Problem description:
Line by line, repeat the data below exactly, beginning at the first line and ending at the line with "W, H = 887, 550". Omit pictures.

═══ Provided data

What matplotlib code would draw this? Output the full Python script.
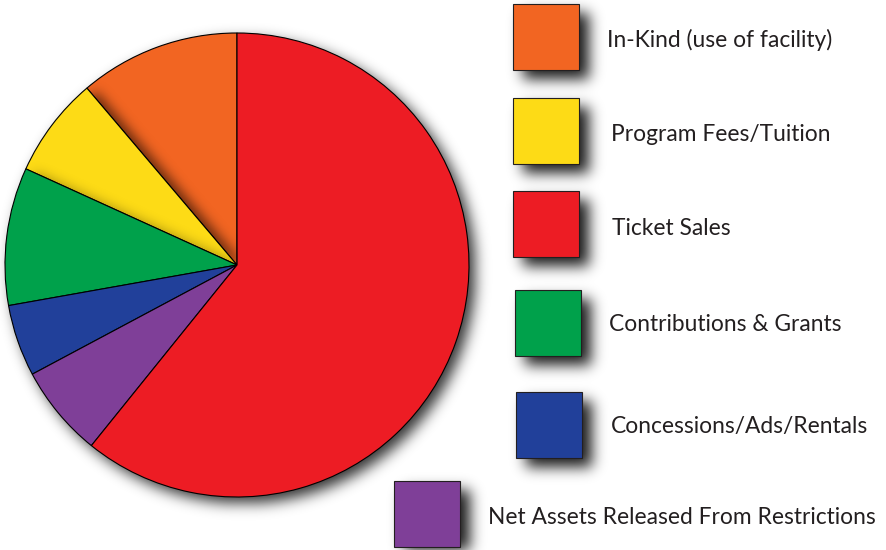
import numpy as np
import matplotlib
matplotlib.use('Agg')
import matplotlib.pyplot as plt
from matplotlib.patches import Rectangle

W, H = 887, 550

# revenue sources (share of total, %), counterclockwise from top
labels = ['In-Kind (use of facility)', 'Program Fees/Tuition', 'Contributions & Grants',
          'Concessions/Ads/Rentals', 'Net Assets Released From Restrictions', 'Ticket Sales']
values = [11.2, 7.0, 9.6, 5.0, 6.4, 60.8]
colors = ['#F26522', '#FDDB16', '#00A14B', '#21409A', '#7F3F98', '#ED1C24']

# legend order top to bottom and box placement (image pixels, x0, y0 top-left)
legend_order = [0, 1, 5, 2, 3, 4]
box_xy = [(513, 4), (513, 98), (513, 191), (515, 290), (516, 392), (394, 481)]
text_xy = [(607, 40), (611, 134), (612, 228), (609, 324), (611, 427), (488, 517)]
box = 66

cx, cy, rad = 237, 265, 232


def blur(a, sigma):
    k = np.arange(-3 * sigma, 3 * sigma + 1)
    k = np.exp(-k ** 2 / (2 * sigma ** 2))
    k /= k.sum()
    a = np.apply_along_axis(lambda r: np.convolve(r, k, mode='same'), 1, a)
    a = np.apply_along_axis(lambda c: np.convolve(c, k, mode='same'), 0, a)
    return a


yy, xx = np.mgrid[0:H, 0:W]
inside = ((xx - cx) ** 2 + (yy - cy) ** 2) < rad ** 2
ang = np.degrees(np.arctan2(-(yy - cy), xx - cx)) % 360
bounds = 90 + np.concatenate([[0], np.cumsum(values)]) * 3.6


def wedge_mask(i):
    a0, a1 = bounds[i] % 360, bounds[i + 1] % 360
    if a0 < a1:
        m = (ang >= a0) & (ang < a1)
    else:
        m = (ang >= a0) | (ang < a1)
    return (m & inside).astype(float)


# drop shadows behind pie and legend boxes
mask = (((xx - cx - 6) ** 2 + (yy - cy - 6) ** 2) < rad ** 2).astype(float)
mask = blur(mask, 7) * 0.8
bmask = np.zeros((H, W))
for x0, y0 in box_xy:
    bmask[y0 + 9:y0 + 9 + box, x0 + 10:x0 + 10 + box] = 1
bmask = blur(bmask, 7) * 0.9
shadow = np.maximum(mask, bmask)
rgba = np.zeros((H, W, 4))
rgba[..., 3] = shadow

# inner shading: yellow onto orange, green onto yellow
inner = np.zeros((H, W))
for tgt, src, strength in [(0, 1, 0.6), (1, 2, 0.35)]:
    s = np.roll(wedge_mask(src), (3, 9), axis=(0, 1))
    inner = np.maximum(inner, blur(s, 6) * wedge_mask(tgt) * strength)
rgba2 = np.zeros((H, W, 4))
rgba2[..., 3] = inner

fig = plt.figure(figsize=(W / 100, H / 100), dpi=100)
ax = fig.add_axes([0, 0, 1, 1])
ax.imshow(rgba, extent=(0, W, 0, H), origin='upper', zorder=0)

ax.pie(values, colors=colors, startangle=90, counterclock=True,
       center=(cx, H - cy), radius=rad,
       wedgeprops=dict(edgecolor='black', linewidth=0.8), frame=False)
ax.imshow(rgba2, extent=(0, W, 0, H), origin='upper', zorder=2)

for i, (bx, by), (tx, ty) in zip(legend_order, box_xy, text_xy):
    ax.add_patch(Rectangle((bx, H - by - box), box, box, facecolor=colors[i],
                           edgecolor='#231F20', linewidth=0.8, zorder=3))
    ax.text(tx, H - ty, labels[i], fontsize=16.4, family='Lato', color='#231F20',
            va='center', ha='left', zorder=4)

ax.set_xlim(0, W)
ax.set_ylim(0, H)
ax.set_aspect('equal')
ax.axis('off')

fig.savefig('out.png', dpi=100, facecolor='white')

══════

Exercise answer:
What matplotlib code would draw this? Output the full Python script.
import numpy as np
import matplotlib
matplotlib.use('Agg')
import matplotlib.pyplot as plt
from matplotlib.patches import Rectangle

W, H = 887, 550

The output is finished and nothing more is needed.